Wednesday 22 September 2010

Tuesday 19 January 2010

Robert Rauchenberg



Poster for Tate, Retroactive 1 & Rebus.

Sunday 17 January 2010

Thomas Allen



Thomas Allen selects the pulpiest of pulp paperbacks and then lovingly slices out a figure from the cover, gently folds it into position, and constructs a witty scene around it. Foley Gallery, New York. (Michael Foley).

Friday 15 January 2010

2010 Trend Spotting




Reinterpreting Old Masters
-references to Vermeer, Chan-hyo Bae and his Elizabethan costumes, Karen Knorr as well as Laura Letinsky's still lifes. Artists taking aspects of the classics and reinterpreting in their own way. As life speeds by and we loose touch with our history, artists are finding inspiration in the past.

Cameraless Photography
-cameraless photography sees even more. In photograms, images are created by placing objects on large sheets of photographic paper and exposing them to light -- the simplest things are transformed into abstractions of startling beauty. Perfected by Man Ray in the form of rayograms. Floris Neususs's vintage silver gelatin Photograms. He further departs from the conventional photogram by developing his images using a brush, sponge, or rag dipped into developer and then wiped across the paper to produce a controlled, painterly plane. Neusüss does not fix his prints, allowing his works to constantly change colors over the years. He recently retired as Professor in Experimental Photography, University of Kassel, where he has taught since 1971. Work of other artists experimenting with old cameraless techniques seem to be on the rise.

Sublimity
-photography which sets to evoke the fragility of nature/environment. Awe of our natural environment. Veronica Bailey's polaroids of the tropics which are slowly disappearing from our planet coincides with the medium she uses in her piece. Theme of time running out but also that it is a cycle and that its alright. Nicolas Hughe's sea scapes speaks of the vastness of the sea but also what they can hide. Both soothing but tragic.
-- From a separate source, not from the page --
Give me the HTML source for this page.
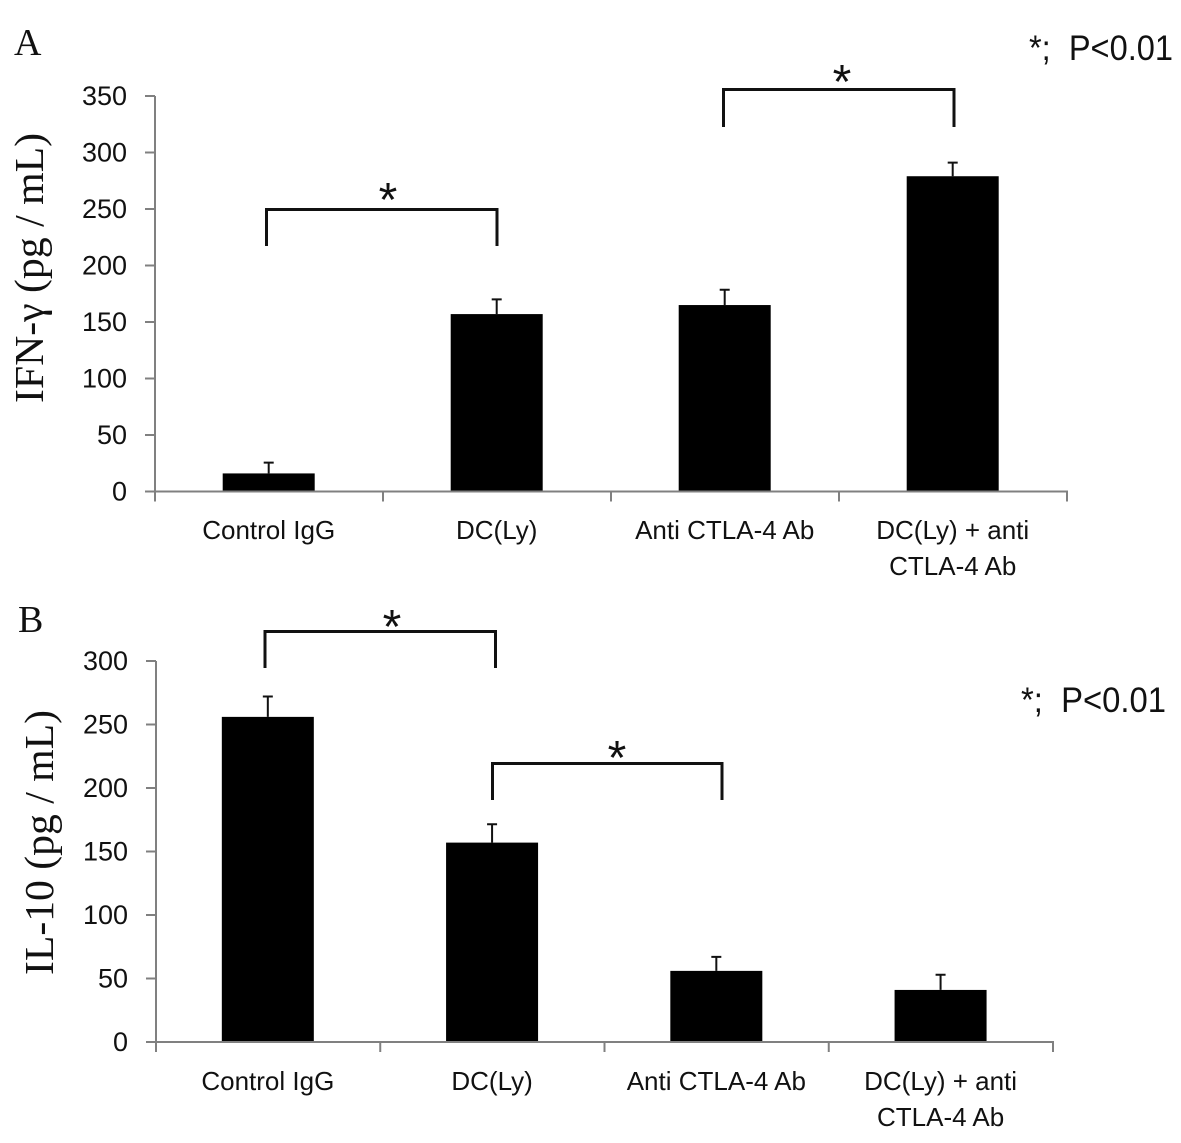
<!DOCTYPE html>
<html>
<head>
<meta charset="utf-8">
<title>IFN-γ and IL-10 bar charts</title>
<style>
html,body{margin:0;padding:0;background:#fff;width:1181px;height:1143px;overflow:hidden}
svg{display:block}
text{fill:#111}
.tick{font-family:"Liberation Sans",sans-serif;font-size:27px}
.cat{font-family:"Liberation Sans",sans-serif;font-size:26px}
.title{font-family:"Liberation Serif",serif;font-size:41px}
.panel{font-family:"Liberation Serif",serif;font-size:38px}
.pnote{font-family:"Liberation Sans",sans-serif;font-size:35px;white-space:pre}
.star{font-family:"Liberation Sans",sans-serif;font-size:48px}
</style>
</head>
<body>
<svg id="figure" width="1181" height="1143" viewBox="0 0 1181 1143" xmlns="http://www.w3.org/2000/svg">
  <text class="panel" x="14" y="55">A</text>
  <text class="panel" x="18" y="632">B</text>
  <text class="title" transform="translate(43,403) rotate(-90)" textLength="270" lengthAdjust="spacingAndGlyphs">IFN-γ (pg / mL)</text>
  <text class="title" transform="translate(53,975) rotate(-90)" textLength="265" lengthAdjust="spacingAndGlyphs">IL-10 (pg / mL)</text>
  <text class="pnote" x="1029" y="60" textLength="144" lengthAdjust="spacingAndGlyphs">*;  P&lt;0.01</text>
  <text class="pnote" x="1021" y="712" textLength="145" lengthAdjust="spacingAndGlyphs">*;  P&lt;0.01</text>

  <path d="M266.500 246V209.500H497V246" fill="none" stroke="#111" stroke-width="3"/>
  <path d="M723.500 127V89.500H954V127" fill="none" stroke="#111" stroke-width="3"/>
  <path d="M265 668V631.500H495.500V668" fill="none" stroke="#111" stroke-width="3"/>
  <path d="M492.500 800V763.500H722V800" fill="none" stroke="#111" stroke-width="3"/>
  <text class="star" x="388" y="216" text-anchor="middle">*</text>
  <text class="star" x="842" y="98" text-anchor="middle">*</text>
  <text class="star" x="392" y="643" text-anchor="middle">*</text>
  <text class="star" x="617" y="774" text-anchor="middle">*</text>
</svg>
<script>
var categoriesA = [["Control IgG"], ["DC(Ly)"], ["Anti CTLA-4 Ab"], ["DC(Ly) + anti", "CTLA-4 Ab"]];
var valuesA = [16, 157, 165, 279];
var errorTopsA = [25.5, 170, 178.5, 291];
var ticksA = [0, 50, 100, 150, 200, 250, 300, 350];

var categoriesB = [["Control IgG"], ["DC(Ly)"], ["Anti CTLA-4 Ab"], ["DC(Ly) + anti", "CTLA-4 Ab"]];
var valuesB = [256, 157, 56, 41];
var errorTopsB = [272, 171.5, 67, 53];
var ticksB = [0, 50, 100, 150, 200, 250, 300];

var NS = 'http://www.w3.org/2000/svg';
var svg = document.getElementById('figure');

function make(tag, attrs, parent) {
  var el = document.createElementNS(NS, tag);
  for (var k in attrs) el.setAttribute(k, attrs[k]);
  parent.appendChild(el);
  return el;
}

function drawChart(id, cats, vals, errs, ticks, g) {
  var group = make('g', {}, svg);
  
  
  var maxTick = ticks[ticks.length - 1];
  var y = function (v) { return g.y0 - v / maxTick * (g.y0 - g.y1); };
  var band = (g.x1 - g.x0) / cats.length;
  var x = function (i) { return g.x0 + band * (i + 0.5) + g.shift; };

  vals.forEach(function (v, i) {
    var cx = x(i);
    var cap = make('path', { d: 'M' + (cx - 5) + ' ' + y(errs[i]) + 'H' + (cx + 5) + 'M' + cx + ' ' + y(errs[i]) + 'V' + y(v), stroke: '#111', 'stroke-width': 2, fill: 'none' }, group);
    
    
    var bar = make('rect', { x: cx - g.barW / 2, y: y(v), width: g.barW, height: g.y0 - y(v), fill: '#000' }, group);
    
    
  });

  var yAxis = make('line', { x1: g.x0, x2: g.x0, y1: y(maxTick), y2: g.y0 + 10, stroke: '#808080', 'stroke-width': 2 }, group);
  
  
  var xAxis = make('line', { x1: g.x0 - 10, x2: g.x1 + 1, y1: g.y0, y2: g.y0, stroke: '#808080', 'stroke-width': 2 }, group);
  
  

  ticks.forEach(function (t) {
    var mark = make('line', { x1: g.x0 - 10, x2: g.x0, y1: y(t), y2: y(t), stroke: '#808080', 'stroke-width': 2 }, group);
    
    
    var label = make('text', { x: g.x0 - 28, y: y(t) + 9, 'text-anchor': 'end', 'class': 'tick' }, group);
    
    
    label.textContent = t;
  });

  for (var i = 0; i <= cats.length; i++) {
    var tx = g.x0 + band * i;
    var xt = make('line', { x1: tx, x2: tx, y1: g.y0, y2: g.y0 + 10, stroke: '#808080', 'stroke-width': 2 }, group);
    
    
  }

  cats.forEach(function (lines, i) {
    lines.forEach(function (line, j) {
      var cl = make('text', { x: x(i), y: g.labelY + j * 36, 'text-anchor': 'middle', 'class': 'cat' }, group);
      
      
      cl.textContent = line;
    });
  });
}

drawChart('a', categoriesA, valuesA, errorTopsA, ticksA, { x0: 155, x1: 1067, y0: 491.5, y1: 96, barW: 92, shift: -0.3, labelY: 539 });
drawChart('b', categoriesB, valuesB, errorTopsB, ticksB, { x0: 156, x1: 1053, y0: 1042, y1: 661, barW: 92, shift: -0.3, labelY: 1090 });
</script>
</body>
</html>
Reference to the Classics II


Laura Letinsky's elegiac photographs of detritus on a table-top are both elegantly prosaic and art historically resonant in their reference to Dutch vanitas still life painting of the Seventeenth Century. Letinsky's choice of objects is compelling for the potential of both implicit narrative and the creation of visually challenging compositions. Lyrical and formal, the subjects are dissolved by varied colours of light, often set off against white walls and tablecloths whose angled shadows and subtle textures add a further dimension to Letinsky's unusual perspectival presentation: a glass perched precariously by the edge of a tabletop, a fruit hovering above its expected visual plane or a wilted flower gazing at its younger self in the trompe l'oeil of a tissue box. The vectors of Letinsky's composition defy gravity, definitive narrative and even the arresting temporality of photography itself. (James Hymann Gallery, London Art Fair 2010)

Thursday 14 January 2010

Reference to the Classics I



The Music Room & The Passage
Karen Knorr has been making photographs since the early 1980s, using a documentary style that recalls earlier traditions of portraiture and painting. One of Karen Knorr's recent series explores the famously austere minimalism of Le Corbusier's Villa Savoye. This house, once built for wealthy patrons now luxuriates in its pristinely maintained, empty state as a museum of high culture. Unexpectedly, these spaces are occupied not by the foreseen human subjects but by birds, in playful transgression of the sanctity of this museum space.

Barry Cawston


The Books
Barry Cawston. Much of Barry Cawston's photography has both sociological and architectural elements and is why work for charities form the core of his photographic commissions. He travelled to Napoli to photograph an old building before it was torn down. Gorgeous colors and light. Although it is not about nature, makes us feel a sense of sublimity and fragility of life. Also about loosing the past and time, the end of print and other traditional methods of record keeping.